Let’s begin with a hypothetical scenario: You’ve spent the last two weeks perfecting your pitch. You’ve thought through every possible objection anyone might have to your plan.
You’ve carefully justified your choice of programming language and why you just need to use a complex gossip protocol to build the system – it is theoretically the “best” language, but it’ll be tricky to get right (and yet really fun to build). You arrange the meeting and present your plan at the altar of the architect. They’re distracted and don’t fully follow what you’re talking about. You avoid a grilling and walk out with the “sign-off” you came for. You got through it! You get to move on to the fun part. You have sign-off. You start building.
The months pass and the project starts to falter. Questions are asked: is this really the best approach? You have sign-off, though. You stay the course.
More time passes and it’s still not live. Priorities shift and you move on to something else. The code you’ve spent so much time on never ships. Months of time and effort have come to nothing. You had sign-off, though. It’s not your fault.
Fear of feedback
We try to merely survive getting feedback on our work instead of embracing it.
This is a dispiritingly common scenario, and it has one major cause: fear. We’re all a little bit reluctant to get feedback on our work and we’re even more reluctant to seek it out when it’s most useful: early on, before any biases towards a particular solution have set in, before we’ve already invested a ton of time into our preferred approach.
We can feel like it’s our job to lock ourselves away and come out with something that’s fully formed. We want to know we can do it on our own. We could go ask other people, but would that mean we’re not able to do the job?
We abstractly know that feedback is supposed to be a positive thing, but in reality our egos are fragile. We try to merely survive getting feedback on our work instead of embracing it wholeheartedly as an opportunity to make things better.
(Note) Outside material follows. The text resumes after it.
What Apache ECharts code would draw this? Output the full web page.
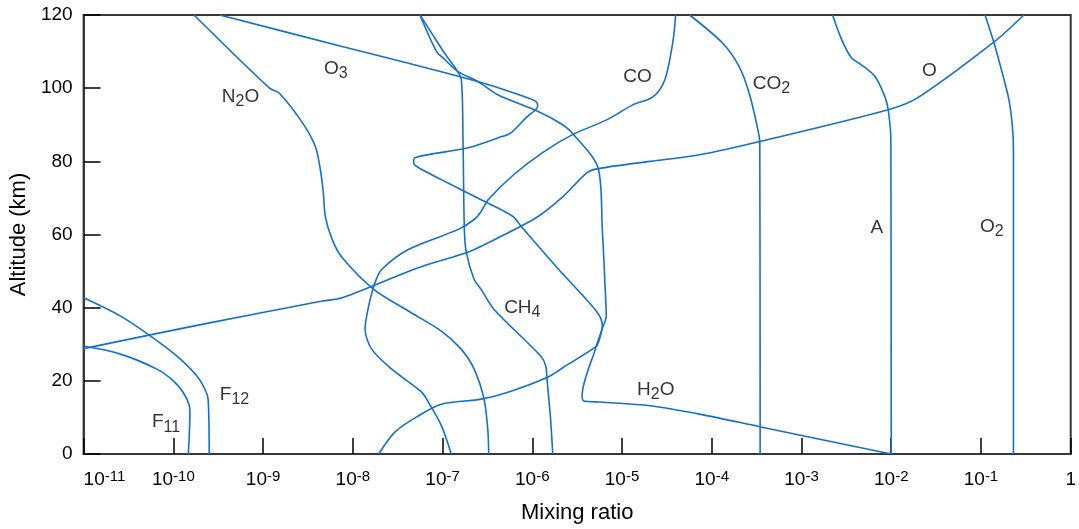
<!DOCTYPE html>
<html>
<head>
<meta charset="utf-8">
<script src="https://cdn.jsdelivr.net/npm/echarts@6/dist/echarts.min.js"></script>
<style>
  html, body { margin: 0; padding: 0; background: #ffffff; }
  #chart { width: 1079px; height: 529px; }
</style>
</head>
<body>
<div id="chart"></div>
<script>
// Vertical profiles of atmospheric trace constituents: mixing ratio vs altitude (km).
const N2O_ratio = [1.7e-10, 1.18e-9, 1.52e-9, 2.75e-9, 3.83e-9, 4.35e-9, 4.69e-9, 4.94e-9, 5.9e-9, 7.6e-9, 1.71e-8, 4.16e-8, 9.7e-8, 1.62e-7, 2.25e-7, 2.9e-7, 3.19e-7, 3.27e-7];
const N2O_alt   = [120, 100, 98.6, 90.5, 84.0, 77.7, 71.5, 64.9, 58.6, 53.7, 45.0, 39.1, 33.6, 28.6, 23.2, 15.0, 6.8, 0];

const O3_ratio = [3.3e-10, 7.6e-9, 3.5e-8, 2.48e-7, 8.1e-7, 1.09e-6, 1.15e-6, 1.09e-6, 8.85e-7, 5.78e-7, 4.25e-7, 1.92e-7, 4.92e-8, 4.76e-8, 5.37e-8, 9.7e-8, 2.69e-7, 6.04e-7, 7.47e-7, 1.96e-6, 5.31e-6, 6.03e-6, 5.45e-6, 5.03e-6, 2.23e-6, 1.48e-6, 5.36e-7, 2.69e-7, 9.7e-8, 5.37e-8, 2.94e-8, 1.94e-8];
const O3_alt   = [120, 111.4, 107.3, 101.8, 97.7, 96.4, 95.2, 94.1, 92.3, 87.8, 86.5, 83.7, 81.0, 79.6, 78.3, 75.0, 69.5, 65.0, 62.3, 50.5, 38.7, 34.9, 30.5, 29.2, 23.7, 21.0, 16.9, 15.0, 13.6, 10.4, 6.0, 0];

const CO_ratio = [3.96e-5, 3.67e-5, 3.0e-5, 2.21e-5, 1.33e-5, 6.84e-6, 2.81e-6, 1.34e-6, 6.24e-7, 3.22e-7, 2.69e-7, 2.25e-7, 1.5e-7, 4.16e-8, 2.11e-8, 1.77e-8, 1.5e-8, 1.37e-8, 1.63e-8, 2.72e-8, 5.85e-8, 6.94e-8, 9.73e-8, 1.25e-7];
const CO_alt   = [120, 112.4, 102.3, 97.6, 95.5, 91.4, 87.3, 82.6, 76.4, 69.5, 66.3, 64.1, 61.4, 55.9, 50.5, 46.9, 40.4, 34.1, 28.6, 23.2, 16.9, 14.2, 7.7, 0];

const CH4_ratio = [5.6e-8, 7.53e-8, 1.05e-7, 1.43e-7, 1.62e-7, 1.69e-7, 1.75e-7, 1.84e-7, 2.25e-7, 2.69e-7, 3.75e-7, 1.24e-6, 1.41e-6, 1.47e-6, 1.6e-6, 1.69e-6];
const CH4_alt   = [120, 115.1, 109.6, 105.0, 102.3, 85.9, 61.4, 55.1, 47.7, 45.0, 39.5, 26.8, 24.1, 19.6, 9.5, 0];

const H2O_ratio = [5.6e-8, 8.57e-8, 1.02e-7, 1.49e-7, 2.48e-7, 4.12e-7, 1.05e-6, 1.9e-6, 2.67e-6, 5.48e-6, 6.03e-6, 6.5e-6, 6.67e-6, 5.98e-6, 5.03e-6, 3.59e-6, 3.74e-6, 5.73e-6, 2.05e-5, 7.31e-5, 3.52e-4, 1.0e-2];
const H2O_alt   = [120, 110.0, 108.2, 104.5, 101.8, 98.2, 94.1, 90.9, 88.2, 77.7, 61.4, 45.0, 37.7, 34.1, 28.6, 15.9, 14.5, 14.2, 13.2, 10.9, 7.4, 0];

const O_ratio = [1.0e-11, 2.15e-10, 4.57e-9, 7.62e-9, 5.37e-8, 1.84e-7, 2.69e-7, 1.09e-6, 2.23e-6, 4.08e-6, 5.45e-6, 2.05e-5, 7.31e-5, 3.52e-4, 9.25e-3, 1.98e-2, 0.141, 0.301];
const O_alt   = [28.8, 35.5, 41.8, 42.7, 50.9, 55.0, 56.8, 64.5, 70.5, 76.9, 78.0, 80.0, 81.8, 85.5, 94.1, 97.4, 112.7, 120];

const CO2_ratio = [5.66e-5, 1.31e-4, 2.02e-4, 2.61e-4, 3.21e-4, 3.43e-4, 3.46e-4];
const CO2_alt   = [120, 112.4, 105.9, 98.7, 89.5, 85.1, 0];

const A_ratio = [2.22e-3, 2.81e-3, 3.6e-3, 4.65e-3, 6.59e-3, 8.49e-3, 9.25e-3, 9.9e-3, 1.0e-2];
const A_alt   = [120, 113.2, 108.3, 106.4, 103.2, 97.7, 94.1, 85.9, 0];

const O2_ratio = [0.111, 0.140, 0.173, 0.205, 0.224, 0.230, 0.230];
const O2_alt   = [120, 112.3, 104.1, 96.8, 89.5, 83.2, 0];

const F12_ratio = [1.0e-11, 2.58e-11, 5.53e-11, 1.09e-10, 1.82e-10, 2.25e-10, 2.44e-10, 2.51e-10];
const F12_alt   = [42.7, 37.7, 32.3, 26.8, 21.4, 17.7, 15.0, 0];

const F11_ratio = [1.0e-11, 2.58e-11, 6.55e-11, 1.0e-10, 1.29e-10, 1.51e-10, 1.53e-10, 1.47e-10];
const F11_alt   = [29.5, 27.3, 23.2, 20.0, 16.8, 13.2, 11.4, 0];

// Species names and where each name sits (mixing ratio, altitude)
const labelNames = ['N2O', 'O3', 'CO', 'CO2', 'O', 'A', 'O2', 'CH4', 'H2O', 'F12', 'F11'];
const labelRatio = [5.6e-10, 6.46e-9, 1.49e-5, 4.63e-4, 2.66e-2, 6.9e-3, 0.132, 7.74e-7, 2.38e-5, 4.8e-10, 8.28e-11];
const labelAlt   = [97.6, 105.3, 103.0, 101.2, 104.7, 61.9, 62.1, 40.0, 17.6, 16.2, 8.7];

// x axis runs over decades: 10^-11 ... 1
const decadeMin = -11;
const decadeMax = 0;

const profiles = [
  ['N2O', N2O_ratio, N2O_alt],
  ['O3', O3_ratio, O3_alt],
  ['CO', CO_ratio, CO_alt],
  ['CH4', CH4_ratio, CH4_alt],
  ['H2O', H2O_ratio, H2O_alt],
  ['O', O_ratio, O_alt],
  ['CO2', CO2_ratio, CO2_alt],
  ['A', A_ratio, A_alt],
  ['O2', O2_ratio, O2_alt],
  ['F12', F12_ratio, F12_alt],
  ['F11', F11_ratio, F11_alt]
];

const FONT = 'Liberation Sans, Arial, Helvetica, sans-serif';
const TEXT = '#000000';
const AXIS = '#383838';
const LINE = '#1470d0';

// Chemical formula -> rich text with subscripted digits
function chem(name) {
  return name.replace(/([A-Za-z]+)|(\d+)/g, (m, a, d) => a ? '{m|' + a + '}' : '{s|' + d + '}');
}

const lineSeries = profiles.map(([name, ratio, alt]) => ({
  name: name,
  type: 'line',
  data: ratio.map((r, i) => [Math.log10(r), alt[i]]),
  symbol: 'none',
  showSymbol: false,
  smooth: 0.3,
  clip: true,
  silent: true,
  lineStyle: { color: LINE, width: 1.6 }
}));

const labelSeries = {
  type: 'scatter',
  silent: true,
  symbolSize: 1,
  itemStyle: { color: 'rgba(0,0,0,0)' },
  data: labelNames.map((n, i) => ({ name: n, value: [Math.log10(labelRatio[i]), labelAlt[i]] })),
  label: {
    show: true,
    position: 'inside',
    align: 'center',
    verticalAlign: 'middle',
    formatter: p => chem(p.name),
    rich: {
      m: { fontSize: 19, lineHeight: 26, verticalAlign: 'middle', color: TEXT, fontFamily: FONT },
      s: { fontSize: 16, lineHeight: 16, verticalAlign: 'bottom', color: TEXT, fontFamily: FONT }
    }
  }
};

const chart = echarts.init(document.getElementById('chart'), null, { renderer: 'canvas' });
chart.setOption({
  animation: false,
  backgroundColor: '#ffffff',
  grid: {
    left: 81, right: 5, top: 15, bottom: 74,
    show: true, borderColor: AXIS, borderWidth: 2, backgroundColor: 'transparent'
  },
  xAxis: {
    type: 'value',
    min: decadeMin,
    max: decadeMax,
    interval: 1,
    name: 'Mixing ratio',
    nameLocation: 'middle',
    nameGap: 48,
    nameTextStyle: { fontSize: 22, color: TEXT, fontFamily: FONT },
    axisLine: { show: true, onZero: false, lineStyle: { color: AXIS, width: 2 } },
    axisTick: { show: true, inside: true, length: 16, lineStyle: { color: TEXT, width: 1.5 } },
    splitLine: { show: false },
    axisLabel: {
      margin: 15,
      alignMinLabel: 'left',
      formatter: v => v === 0 ? '{b|1}' : '{b|10}{s|' + v + '}',
      rich: {
        b: { fontSize: 19, lineHeight: 22, verticalAlign: 'middle', color: TEXT, fontFamily: FONT },
        s: { fontSize: 15, lineHeight: 14, verticalAlign: 'top', color: TEXT, fontFamily: FONT }
      }
    }
  },
  yAxis: {
    type: 'value',
    min: 0,
    max: 120,
    interval: 20,
    name: 'Altitude (km)',
    nameLocation: 'middle',
    nameGap: 44,
    nameRotate: 90,
    nameTextStyle: { fontSize: 22, color: TEXT, fontFamily: FONT },
    axisLine: { show: true, onZero: false, lineStyle: { color: AXIS, width: 2 } },
    axisTick: { show: true, inside: true, length: 17, lineStyle: { color: TEXT, width: 1.5 } },
    splitLine: { show: false },
    axisLabel: { margin: 11, fontSize: 19, color: TEXT, fontFamily: FONT }
  },
  series: lineSeries.concat([labelSeries])
});
</script>
</body>
</html>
Favor collaboration over sign-off
The idea of carefully preparing something and submitting it for approval and sign-off immediately puts people in the wrong mindset: if they get feedback, with suggestions to change things, then they’ve failed. So they carefully argue, persuade and politic to get people bought-in to their approach and to smooth over any feedback on it.
Then, when sign-off is given, it can encourage the antithesis of ownership. It can allow for an abdication of responsibility, a way to pass the blame. It offers an excuse to ignore useful pieces of feedback via an appeal to authority.
Instead of submitting your work for review, afraid of the amount of feedback you’re going to get, embrace the process and seek out the opinions of those who will give you the most feedback from day one. Brainstorm potential solutions with them. Agree a best course of action. Keep them up to date as your thinking evolves. Favor collaboration over sign-off.
Owning something means being responsible for ensuring a good outcome.
Owning something means being responsible for ensuring a good outcome. It doesn’t necessarily mean having all of the ideas yourself, having all of the answers yourself or doing all of the work yourself. To own the best possible outcome of any project means using input from wherever you can get it, rather than trying to get it all done without help.
Our technical design process
We’ve intentionally structured our technical design process to encourage collaboration and early feedback and shied away from introducing a “sign-off” step.
We also explicitly call out that the individual engineer owns the technical design process for their own projects. This doesn’t mean that they need to have all of the answers. Instead, it means that at an early stage they should proactively seek out engineers to collaborate with and get feedback from, to get the best possible outcomes for their projects.
Here’s what our process looks like:
Assemble a working group of other engineers to help you with your design. Get the right set of engineers collaborating from the very beginning of the process when it’s easy to shape the design, rather than a formal design review and sign-off at the very end when it is no longer easy to alter the design.
Collaborate with your working group in front of a whiteboard. Collaborating early in front of a whiteboard is a quick way to narrow in on a possible set of solutions and is critical to avoid solution bias.
Write/update your documentation. Writing a document to precisely describe a technical approach in detail will force you to consider edge cases and will prevent you from hand waving over the key issues.
Iterate repeatedly through steps 2 and 3. Repeated attempts to communicate and collaborate your plan, both in person and in writing, will help you to achieve clarity and zero in on the best solution.
Own your technical design…to the end
Though we know it’s extremely valuable, we all fear feedback on our work. Seeking to collaborate early with other people can make it less daunting.
Our technical design process favors collaboration over sign-off to encourage our engineers to really own their projects and to seek feedback to make sure they’re successful.
By prioritizing collaboration in this way, we make sure that engineers don’t pass responsibility for their technical design to a higher authority in the form of “sign-off”. Instead, it ensures they own that technical design, and the project as a whole, to the end.